Посмотрим, хотя бы, как изображает Рейтер революцию 1848 года. Рейтер говорит, что не намерен высказывать о ней свое суждение; он будет изображать революционные события лишь постольку, поскольку они непосредственно затрагивают его героев. И если бы Рейтер писал о том, как отразились в узком кругу мекленбургских деревень и городков великие национальные и социальные проблемы революции 1848 года, его произведение могло быть идейно я художественно глубоким. Но Рейтер показывает революцию только такой, какой, видел ее заурядный мекленбургский мещанин, и она превращается в пестрый хаос, богатый комическими эпизодами. (Рейтер писал до 1870 года, т. е. до государственного объединения Германии, упрочившего буржуазно-дворянскую реакцию. Но революционно-демократическая традиция была уже сломлена). Достаточно вспомнить отзвуки французской революции в «Германе и Доротее» Гете, чтобы понять и то, как провинциален реализм Рейтера, и то, почему его «непосредственная народность» способна была лишь усилить разъединенность немецкого народа, ускорить умирание объединяющего демократического духа.

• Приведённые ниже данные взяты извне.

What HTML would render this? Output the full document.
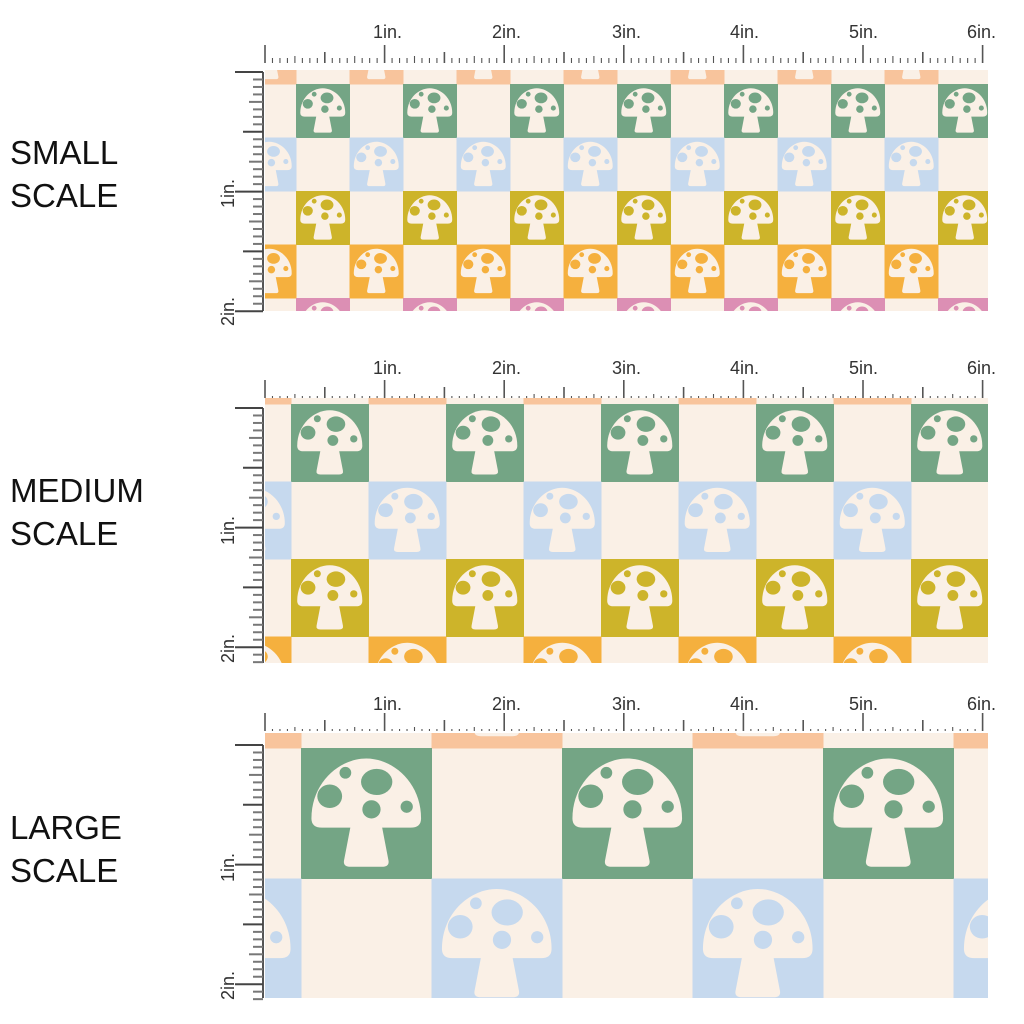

Мы говорим это о Рейтере, который все-таки обладал здоровым плебейским инстинктом; позднейшие писатели того же направления его утратили.
В провинциализировании литературы выразился протест против нарождающегося капитализма. Из этого оппозиционного настроения могло бы вырасти реалистическое, критическое изображение общества: ведь произведения величайших французских, английских и русских реалистов тоже полны романтического протеста. Однако антикапиталистическая критика была у немцев ослаблена провинциальной ограниченностью. В эмоциональном возмущении и у них недостатка не было; но не хватало знания, действительного понимания современной общественной жизни.
Вильгельм Раабе карикатурно изображал капиталистическую среду; так очень часто делал и Диккенс. Однако, в отличие от образов Диккенса, карикатуры Раабе не выявляют основных характерных черт объекта, в них не чувствуется глубокое знание критикуемого противника, духовное превосходство над ним. С подлинной живостью и художественной силой у Раабе получается только уходящая старая Германия, вернее — полная отчужденность, в которой лучшие представители этой старой Германии доживают свой век, окруженные новой, капиталистически-реакционной средой. Этих людей Раабе рисует с своеобразным горьким и лирическим юмором. Его творчество — отчаянный арьергардный бой отступающего немецкого гуманизма.
Раабе часто, и с известным правом, сравнивали с Жан-Полем. Но здесь необходимы оговорки. Юмор Жан-Поля порожден стремлением бежать от немецкого убожества; за гибелью или резиньяцией его героев все же чувствуется возможность лучших времен. Другое дело Раабе; для него ограниченная идиллия маленького городка стала последим оплотом человечности, той заброшенной лачугой, где влачит свои горестные дни дряхлый, искалеченный немецкий гуманизм.
Однако, как ни различны эти писатели, остается верным, что причины, ограничивающие реалистическую, социальную силу юмора, для них общи.
Интересно отметить, что вскоре после поражения революции (в 1851 г.) Готфрид Келлер уже предвидел нарождение такой юмористической литературы в Германии. Он говорил, что народный писатель не должен писать в духе Стерна или Жан-Поля, и прибавлял: «Грустное это было и смутное время, когда приходилось искать в ней (в литературе такого стиля. — Г. Л.) утешения; и да избавят нас боги от того, чтобы она вновь расцвела после Ольмюцского мира и Дрезденских конференций».
Литературные традиции классического и романтического периода, конечно, не исчезли в Германии и после 1848 года. Но, продолжая жить, они превращались в широком потоке «средней» литературы в пустой и бездушный академизм. В общественной жизни господствовали приспособление к темным силам или робкая, готовая на все уступки национал-либеральная оппозиция, восстающая лишь против «крайностей» реакции, не способная породить ни глубоких мыслей, ни серьезных чувств. Бессодержательность литературы этих лет вступает в резкое противоречие с заимствованной классической формой и превращает гуманизм этой формы в простое фразерство.
Правда, и в реакционной Германии были настоящие питатели, у которых классические формы возникали из подлинной потребности оживить моральные и эстетические принципы, которые были выдвинуты в период буржуазно-демократической революции; это те писатели, чье творчество стояло на уровне современного европейского развития. (Назовем в первую очередь Геббеля.) Попытки возродить большие общественные проблемы приводили этих писателей к монументальным классическим формам. Но чем современней был немецкий художник этой эпохи, тем резче был и диссонанс между монументальной формой его произведения и психологией персонажей. Впоследствии Ницше установил сродство вагнеровских героинь с мадам Бовари и Саламбо; за патетическими ямбами героев Геббеля совсем уж не трудно обнаружить черты персонажей Достоевского.